Du fait de leur caractère transnational, les conditions générales d'utilisation (CGU) de ces géants de la « tech » créent un droit applicable à leurs services qui, par une inversion de la hiérarchie des normes, se retrouve au-dessus de celui des États. Annie Blandin considère que les CGU « se présentent comme de véritables lois de l'internet ».
Or, ces « lois » sont des vecteurs de valeurs qui ne sont pas forcément les nôtres. Comme le relevait Pierre Bellanger dans son ouvrage sur la Souveraineté numérique, la nudité ou la violence sont traitées selon des référentiels culturels américains et non européens. Pendant longtemps, certains acteurs comme Facebook ont d'ailleurs maintenu des clauses attributives de compétence illégales en ce qu'elles octroyaient aux tribunaux américains la compétence pour trancher un litige.
On constate, par ailleurs, qu'invoquer une violation de ces conditions d'utilisation est parfois plus efficace qu'attendre le traitement d'une plainte par les autorités locales. La presse avait ainsi relayé l'étonnement du directeur général des douanes et des droits indirects sur la promptitude de Facebook à censurer le partage de « L'origine du monde » de Gustave Courbet, jugé non-conforme à ses règles d'utilisation, au regard du manque de diligence de la firme à retirer des annonces pour des ventes de produit de contrebande.

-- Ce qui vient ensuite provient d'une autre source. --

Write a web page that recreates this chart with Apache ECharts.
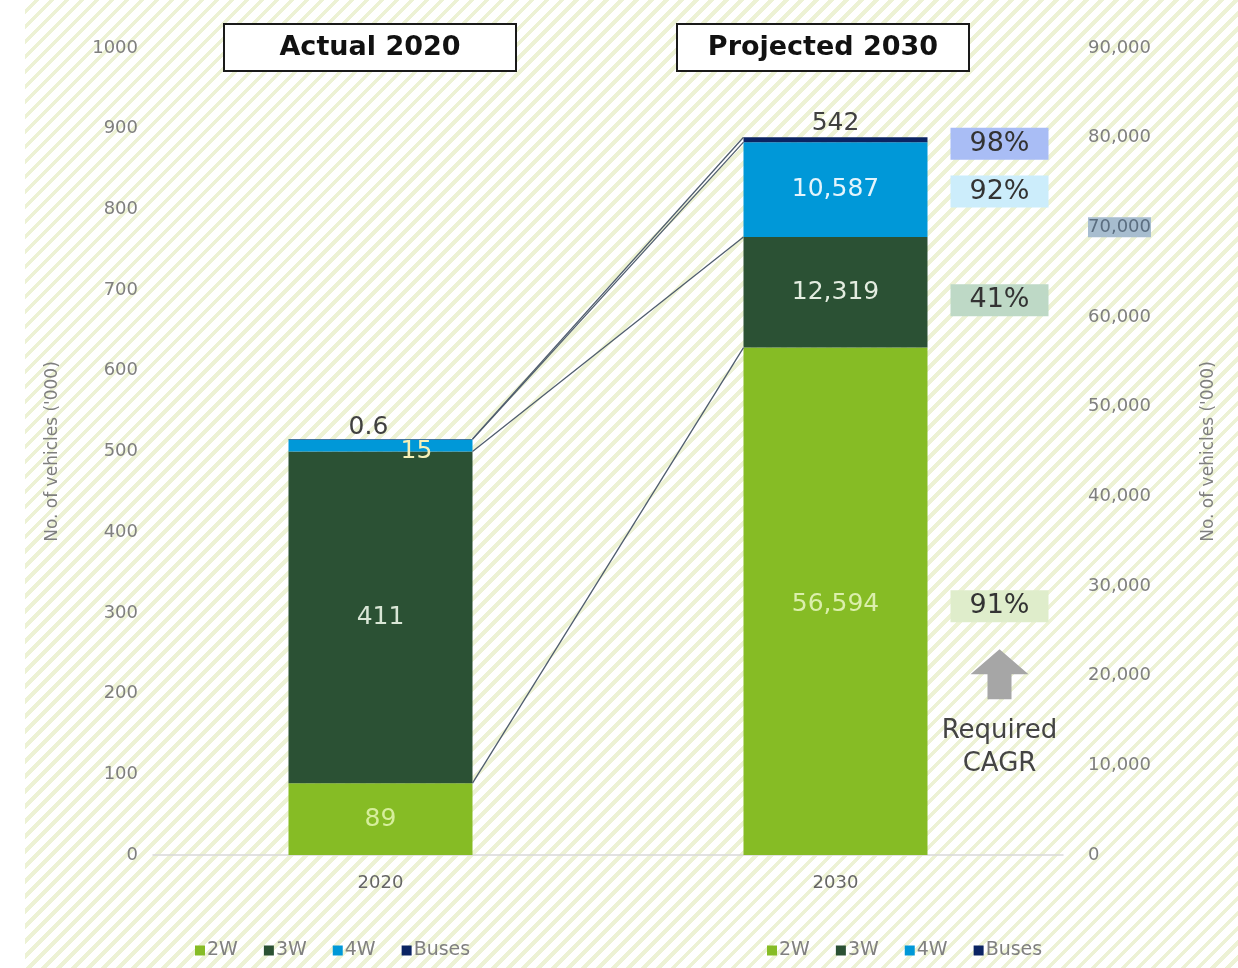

Comme l'a rappelé Pierre Bellanger devant votre commission d'enquête, parfois, l'État ne parvient pas à faire appliquer sa volonté : « à l'été 2016, quelques dizaines de Français ont été mis à mort sur une messagerie chiffrée. L'État français a tenté de faire interdire ce service, de faire retirer la liste, mais les plateformes ont refusé de fermer l'application. L'État s'est trouvé démuni face à la mise en danger de ses citoyens ».
Autre exemple : le 25 septembre dernier, Google a annoncé sa volonté de ne pas appliquer la loi sur les droits voisins des agences de presse et des éditeurs de presse votée en France à l'unanimité des deux assemblées en application d'une directive européenne.
En somme, on rappellera les termes utilisés par Pauline Türk, qui résumait la situation devant votre commission de la façon suivante : « Les multinationales américaines (...) disposent de facto du pouvoir d'imposer des règles. Elles bénéficient d'une suprématie grâce à leur position dominante sur le marché, et sont les véritables pouvoirs souverains dans le cyberespace. Qui fixe les conditions générales d'utilisation ? Qui est en situation de monopole pour la fourniture de services devenus indispensables ? Qui a le pouvoir de se faire obéir ? Qui peut décider de supprimer des contenus, de censurer un tableau, de fermer le profil d'un utilisateur - cela équivaut à une mort sociale, notamment pour la jeune génération -, de vendre des données personnelles, de ne pas rendre des données stockées sur un cloud ? Ce sont toujours les mêmes : Google, Amazon, Facebook, Apple, etc ».
...et entendent influencer la décision publiqueDotés d'importants moyens financiers, ils entendent peser sur la prise de décision publique comme aux États-Unis, en Europe. Lors des débats sur la directive dite « droits d'auteur », imposant aux géants du numérique de verser de tels droits aux créateurs de contenus diffusés sur des plateformes numériques telles que Google Actualité ou encore YouTube, le lobbying fut particulièrement intense et agressif. Lors de son audition, Benoît Thieulin a ainsi affirmé : « Par leur activisme contre la directive sur le droit d'auteur, les plateformes m'ont profondément choqué : elles ont utilisé leur propre force de frappe à des fins de propagande. Il s'agit là d'un véritable problème démocratique ».
Ce phénomène va croissant. Entre 2011 et 2017, les dépenses de lobbying de Google auprès des instances de l'Union européenne sont passées d'un à six millions d'euros.